## Problem
Leaving out the pictures, transcribe all of the records faithfully.

## Supplied entries

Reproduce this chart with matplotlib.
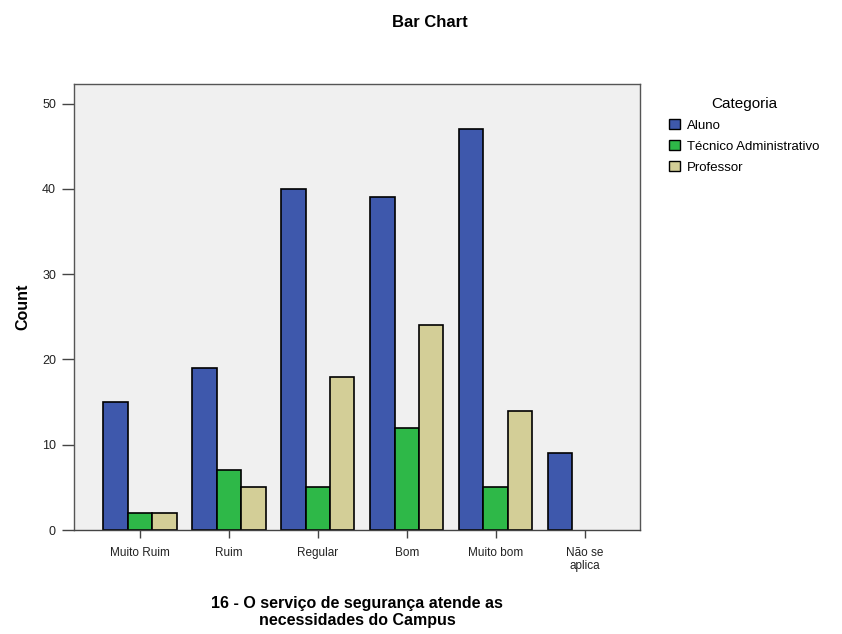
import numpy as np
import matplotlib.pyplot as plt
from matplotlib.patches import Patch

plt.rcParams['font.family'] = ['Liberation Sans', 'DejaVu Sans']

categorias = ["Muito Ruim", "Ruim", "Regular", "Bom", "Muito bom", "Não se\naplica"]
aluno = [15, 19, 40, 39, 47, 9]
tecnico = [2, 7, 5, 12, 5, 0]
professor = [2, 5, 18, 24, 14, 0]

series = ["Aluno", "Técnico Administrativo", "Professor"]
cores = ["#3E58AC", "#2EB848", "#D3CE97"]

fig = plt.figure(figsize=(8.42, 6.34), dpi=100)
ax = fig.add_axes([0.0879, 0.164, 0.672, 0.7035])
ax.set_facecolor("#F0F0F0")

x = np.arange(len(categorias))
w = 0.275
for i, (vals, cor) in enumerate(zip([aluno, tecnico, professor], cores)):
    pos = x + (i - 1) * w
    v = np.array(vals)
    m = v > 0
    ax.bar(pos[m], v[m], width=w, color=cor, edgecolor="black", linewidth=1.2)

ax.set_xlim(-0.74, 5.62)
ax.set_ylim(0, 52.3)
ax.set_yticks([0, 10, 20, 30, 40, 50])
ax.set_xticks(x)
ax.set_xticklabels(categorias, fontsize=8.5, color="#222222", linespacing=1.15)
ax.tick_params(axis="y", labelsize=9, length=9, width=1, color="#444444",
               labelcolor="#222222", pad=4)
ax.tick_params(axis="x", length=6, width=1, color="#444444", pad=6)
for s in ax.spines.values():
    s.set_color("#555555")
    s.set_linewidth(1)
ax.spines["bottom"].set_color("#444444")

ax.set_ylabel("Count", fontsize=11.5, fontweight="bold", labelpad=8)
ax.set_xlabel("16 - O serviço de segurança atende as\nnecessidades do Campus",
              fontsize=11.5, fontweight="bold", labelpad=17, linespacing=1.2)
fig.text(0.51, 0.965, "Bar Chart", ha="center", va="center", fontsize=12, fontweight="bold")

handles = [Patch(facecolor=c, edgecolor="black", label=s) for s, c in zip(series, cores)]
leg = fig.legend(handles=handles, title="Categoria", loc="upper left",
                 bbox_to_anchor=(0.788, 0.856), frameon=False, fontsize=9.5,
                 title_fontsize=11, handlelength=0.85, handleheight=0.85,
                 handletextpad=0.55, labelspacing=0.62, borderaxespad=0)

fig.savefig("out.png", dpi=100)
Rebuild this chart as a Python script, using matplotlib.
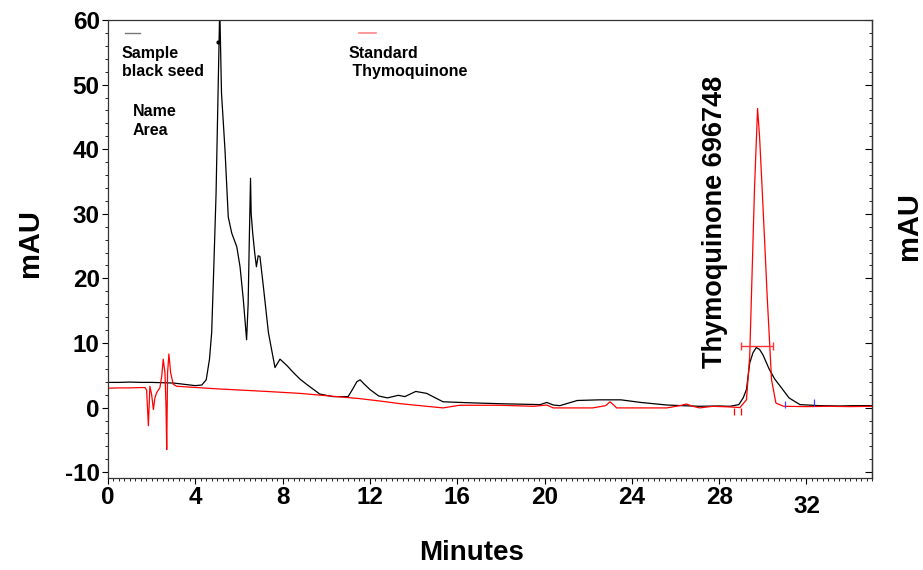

## Reply to the exercise
Reproduce this chart with matplotlib.
import numpy as np
import matplotlib.pyplot as plt
from matplotlib.patches import Patch

plt.rcParams['font.family'] = ['Liberation Sans', 'DejaVu Sans']

categorias = ["Muito Ruim", "Ruim", "Regular", "Bom", "Muito bom", "Não se\naplica"]
aluno = [15, 19, 40, 39, 47, 9]
tecnico = [2, 7, 5, 12, 5, 0]
professor = [2, 5, 18, 24, 14, 0]

series = ["Aluno", "Técnico Administrativo", "Professor"]
cores = ["#3E58AC", "#2EB848", "#D3CE97"]

fig = plt.figure(figsize=(8.42, 6.34), dpi=100)
ax = fig.add_axes([0.0879, 0.164, 0.672, 0.7035])
ax.set_facecolor("#F0F0F0")

x = np.arange(len(categorias))
w = 0.275
for i, (vals, cor) in enumerate(zip([aluno, tecnico, professor], cores)):
    pos = x + (i - 1) * w
    v = np.array(vals)
    m = v > 0
    ax.bar(pos[m], v[m], width=w, color=cor, edgecolor="black", linewidth=1.2)

ax.set_xlim(-0.74, 5.62)
ax.set_ylim(0, 52.3)
ax.set_yticks([0, 10, 20, 30, 40, 50])
ax.set_xticks(x)
ax.set_xticklabels(categorias, fontsize=8.5, color="#222222", linespacing=1.15)
ax.tick_params(axis="y", labelsize=9, length=9, width=1, color="#444444",
               labelcolor="#222222", pad=4)
ax.tick_params(axis="x", length=6, width=1, color="#444444", pad=6)
for s in ax.spines.values():
    s.set_color("#555555")
    s.set_linewidth(1)
ax.spines["bottom"].set_color("#444444")

ax.set_ylabel("Count", fontsize=11.5, fontweight="bold", labelpad=8)
ax.set_xlabel("16 - O serviço de segurança atende as\nnecessidades do Campus",
              fontsize=11.5, fontweight="bold", labelpad=17, linespacing=1.2)
fig.text(0.51, 0.965, "Bar Chart", ha="center", va="center", fontsize=12, fontweight="bold")

handles = [Patch(facecolor=c, edgecolor="black", label=s) for s, c in zip(series, cores)]
leg = fig.legend(handles=handles, title="Categoria", loc="upper left",
                 bbox_to_anchor=(0.788, 0.856), frameon=False, fontsize=9.5,
                 title_fontsize=11, handlelength=0.85, handleheight=0.85,
                 handletextpad=0.55, labelspacing=0.62, borderaxespad=0)

fig.savefig("out.png", dpi=100)
Rebuild this chart as a Python script, using matplotlib.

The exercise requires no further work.